* **DIRECTIONS**
Print exactly the lines from the first one down to the line containing "const LABEL = '#2b3d5c'", both ends included, with no pictures and nothing else.

* **DATA LINES**
-- START --

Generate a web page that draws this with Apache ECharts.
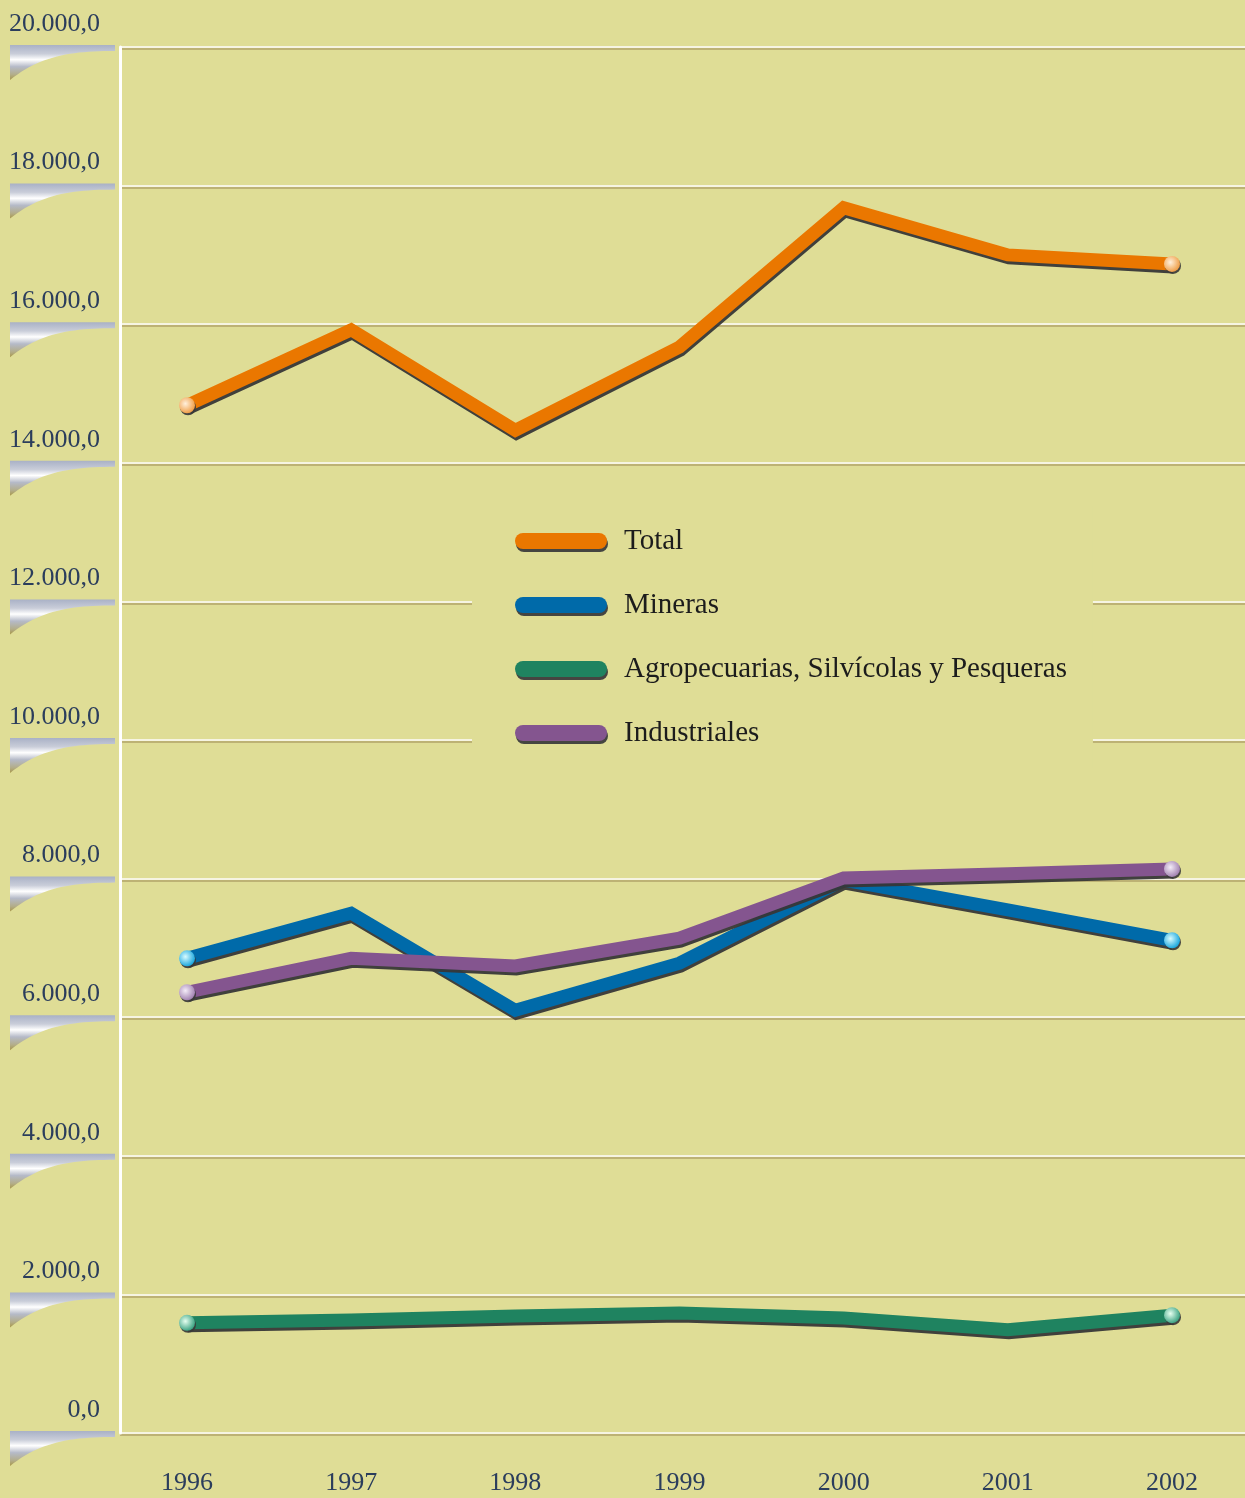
<!DOCTYPE html>
<html>
<head>
<meta charset="utf-8">
<script src="https://cdn.jsdelivr.net/npm/echarts@6/dist/echarts.min.js"></script>
<style>
  html, body { margin: 0; padding: 0; background: #dfdd96; }
  #chart { width: 1245px; height: 1498px; }
</style>
</head>
<body>
<div id="chart"></div>
<script>
// Data
const years = ['1996', '1997', '1998', '1999', '2000', '2001', '2002']
const total = [14830, 15920, 14470, 15670, 17680, 17000, 16870]
const mineras = [6850, 7500, 6100, 6780, 7980, 7550, 7110]
const agro = [1590, 1630, 1690, 1730, 1660, 1490, 1700]
const industriales = [6360, 6850, 6740, 7140, 8010, 8070, 8140]
const yTicks = [0, 2000, 4000, 6000, 8000, 10000, 12000, 14000, 16000, 18000, 20000]

const BG = '#dfdd96'
const LABEL = '#2b3d5c'

const COLORS = {
    total: '#ea7700',
    mineras: '#006aa9',
    agro: '#1f8360',
    industriales: '#84558f'
}
// end-cap bulbs (light centre -> edge)
const BULBS = {
    total: ['#fff0dc', '#f0a04a'],
    mineras: ['#d8fbff', '#1fa9df'],
    agro: ['#e6fff0', '#3fa585'],
    industriales: ['#f4ecf8', '#a485b3']
}

const fmt = v => String(v).replace(/\B(?=(\d{3})+(?!\d))/g, '.') + ',0'

function makeSeries(name, key, data) {
    const last = data.length - 1
    return {
        name,
        type: 'line',
        xAxisIndex: 1,
        yAxisIndex: 1,
        data,
        symbol: 'circle',
        symbolSize: (v, p) => (p.dataIndex === 0 || p.dataIndex === last) ? 16 : 0,
        showAllSymbol: true,
        lineStyle: {
            color: COLORS[key],
            width: 13,
            join: 'miter',
            cap: 'butt',
            shadowColor: 'rgba(55,55,55,0.95)',
            shadowBlur: 0,
            shadowOffsetX: 1,
            shadowOffsetY: 3
        },
        itemStyle: {
            color: new echarts.graphic.RadialGradient(0.4, 0.4, 0.6, [
                { offset: 0, color: BULBS[key][0] },
                { offset: 1, color: BULBS[key][1] }
            ]),
            borderWidth: 0,
            shadowColor: 'rgba(55,55,55,0.9)',
            shadowOffsetX: 1,
            shadowOffsetY: 2
        },
        emphasis: { disabled: true },
        animation: false
    }
}

const legendNames = ['Total', 'Mineras', 'Agropecuarias, Silvícolas y Pesqueras', 'Industriales']
const legendKeys = ['total', 'mineras', 'agro', 'industriales']

const chart = echarts.init(document.getElementById('chart'))

chart.setOption({
    backgroundColor: BG,
    animation: false,
    grid: [
        { left: 120, right: 0, top: 47, bottom: 65 },
        { left: 187, right: 73, top: 47, bottom: 65 }
    ],
    xAxis: [
        { gridIndex: 0, type: 'category', data: years, show: false },
        {
            gridIndex: 1,
            type: 'category',
            data: years,
            boundaryGap: false,
            axisLine: { show: false },
            axisTick: { show: false },
            axisLabel: {
                margin: 37,
                fontFamily: 'Liberation Serif',
                fontSize: 26,
                color: LABEL
            }
        }
    ],
    yAxis: [
        {
            gridIndex: 0,
            type: 'value',
            min: 0,
            max: 20000,
            interval: 2000,
            axisLine: { show: true, lineStyle: { color: '#ffffff', width: 3 } },
            axisTick: { show: false },
            axisLabel: {
                margin: 20,
                verticalAlign: 'bottom',
                padding: [0, 0, 10, 0],
                fontFamily: 'Liberation Serif',
                fontSize: 26,
                color: LABEL,
                formatter: fmt
            },
            splitLine: {
                lineStyle: {
                    color: '#f6f4e2',
                    width: 2,
                    shadowColor: '#bdb274',
                    shadowBlur: 0,
                    shadowOffsetY: 2
                }
            }
        },
        { gridIndex: 1, type: 'value', min: 0, max: 20000, show: false }
    ],
    legend: {
        orient: 'vertical',
        left: 472,
        top: 506,
        padding: [20, 26, 20, 43],
        backgroundColor: BG,
        itemWidth: 92,
        itemHeight: 16,
        itemGap: 34,
        selectedMode: false,
        icon: 'path://M8,0 H84 A8,8 0 0 1 84,16 H8 A8,8 0 0 1 8,0 Z',
        textStyle: {
            fontFamily: 'Liberation Serif',
            fontSize: 29,
            lineHeight: 30,
            color: '#1c1c1c',
            padding: [0, 0, 0, 12]
        },
        data: legendNames.map((n, i) => ({
            name: n,
            itemStyle: {
                color: COLORS[legendKeys[i]],
                borderWidth: 0,
                shadowColor: 'rgba(60,60,60,0.95)',
                shadowBlur: 0,
                shadowOffsetX: 1,
                shadowOffsetY: 3
            }
        }))
    },
    series: [
        makeSeries(legendNames[0], 'total', total),
        makeSeries(legendNames[1], 'mineras', mineras),
        makeSeries(legendNames[2], 'agro', agro),
        makeSeries(legendNames[3], 'industriales', industriales)
    ]
})

// silver curl ornaments under every y tick label
function curlPoints(y) {
    const pts = [[10, y - 2], [115, y - 2], [115, y + 4]]
    // cubic from (115,y+4) to (10,y+33)
    const p0 = [115, y + 4], p1 = [70, y + 4], p2 = [40, y + 9], p3 = [10, y + 33]
    for (let i = 1; i <= 24; i++) {
        const t = i / 24, u = 1 - t
        pts.push([
            u * u * u * p0[0] + 3 * u * u * t * p1[0] + 3 * u * t * t * p2[0] + t * t * t * p3[0],
            u * u * u * p0[1] + 3 * u * u * t * p1[1] + 3 * u * t * t * p2[1] + t * t * t * p3[1]
        ])
    }
    return pts
}
const curls = yTicks.map(v => {
    const y = chart.convertToPixel({ yAxisIndex: 0 }, v)
    return {
        type: 'polygon',
        silent: true,
        z: 10,
        shape: { points: curlPoints(y) },
        style: {
            fill: {
                type: 'linear', x: 0, y: 0, x2: 0, y2: 1,
                colorStops: [
                    { offset: 0, color: '#a9b1c6' },
                    { offset: 0.25, color: '#c9cdd9' },
                    { offset: 0.42, color: '#ffffff' },
                    { offset: 0.62, color: '#b5bac8' },
                    { offset: 0.85, color: '#b3ad88' },
                    { offset: 1, color: '#a8984a' }
                ]
            }
        }
    }
})
chart.setOption({ graphic: curls })
</script>
</body>
</html>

-- END --

* **RESPONSE TO THIS TASK**
Generate a web page that draws this with Apache ECharts.
<!DOCTYPE html>
<html>
<head>
<meta charset="utf-8">
<script src="https://cdn.jsdelivr.net/npm/echarts@6/dist/echarts.min.js"></script>
<style>
  html, body { margin: 0; padding: 0; background: #dfdd96; }
  #chart { width: 1245px; height: 1498px; }
</style>
</head>
<body>
<div id="chart"></div>
<script>
// Data
const years = ['1996', '1997', '1998', '1999', '2000', '2001', '2002']
const total = [14830, 15920, 14470, 15670, 17680, 17000, 16870]
const mineras = [6850, 7500, 6100, 6780, 7980, 7550, 7110]
const agro = [1590, 1630, 1690, 1730, 1660, 1490, 1700]
const industriales = [6360, 6850, 6740, 7140, 8010, 8070, 8140]
const yTicks = [0, 2000, 4000, 6000, 8000, 10000, 12000, 14000, 16000, 18000, 20000]

const BG = '#dfdd96'
const LABEL = '#2b3d5c'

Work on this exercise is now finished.